Riddoch, John (1827-1901) and George (1842-1919)
Riddoch, John and George, pastoralists, were born on 27 October 1827 and on 10 August 1842 at Turriff, Aberdeenshire, Scotland, sons of John Riddoch, farmer and his wife Helen, née Duncan. After the family migrated to Victoria in 1851-52, John junior was a carter, gold digger and buyer on the River Ovens goldfields. He used the money made from gold to become a Geelong shopkeeper and wine merchant. On 12 May 1854 he married Eliza King at Geelong. After borrowing heavily, in 1861 he paid £30,000 for Yallum Park, near Penola, South Australia. Here he built an Italianate mansion, surrounded with exotic trees and a forty-acre (16 ha) deer park; a genial host, he entertained princes, dukes, governors and Anthony Trollope. John was a loyal friend and patron of Adam Lindsay Gordon who wrote some of his poetry, including ‘The Sick Stockrider’, at Yallum.George attended Mr Ross’s Geelong Seminary before moving to South Australia in 1861. He partnered John in Nalang in the upper South-East, Weinteriga on the Darling River, New South Wales, and was Yallum’s overseer. He was a member of the local road board in South Australia and the sheep and vermin board in New South Wales. On 26 August 1873 at Maryvale, Wimmera District, Victoria, he married Ann Eliza Wilson.
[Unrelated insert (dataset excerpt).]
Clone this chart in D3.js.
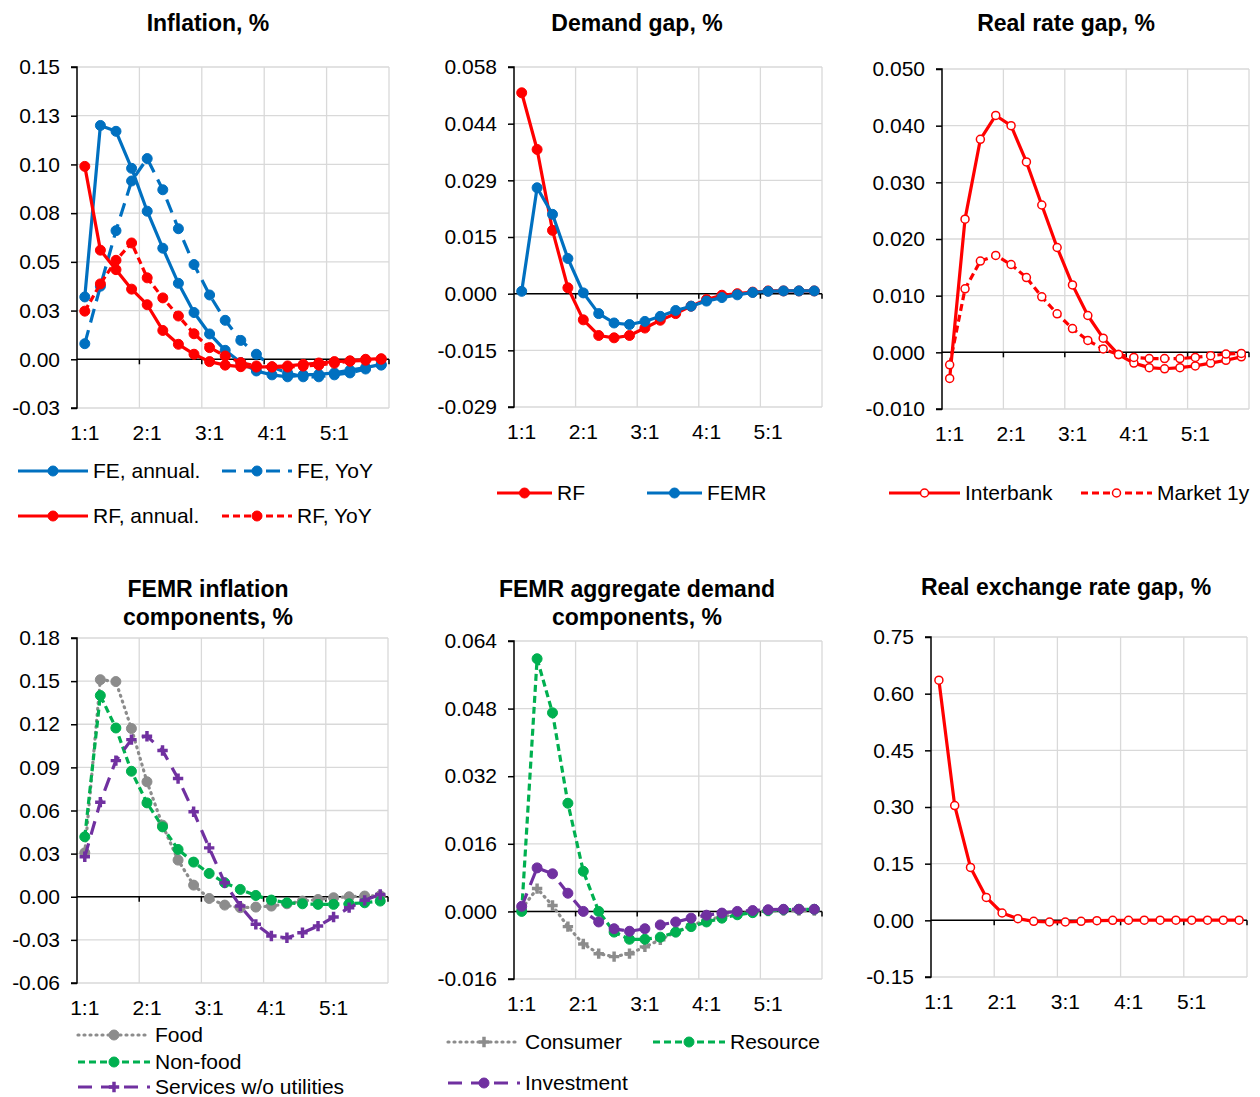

Through astute buying, by 1891 the Riddoch brothers held the freehold to over 75,000 acres (30,352 ha) of their run; it extended to the Coonawarra Fruit Colony (which John had founded in 1891) in the north, Glencoe in the west and almost to Mount Gambier in the south. As flock-masters of merinos and cross-breds, which suited the wet South-East, and as large-scale experimental farmers and graziers, they were staunch members of the South Australian Pastoralists’ Union. Sometime president and vice-president, George negotiated shearers’ wages and conditions in the 1890s; he represented the union in the Federated Employers’ Council of South Australia and was a delegate to intercolonial conferences of the Federal Council of Pastoralists’ Unions.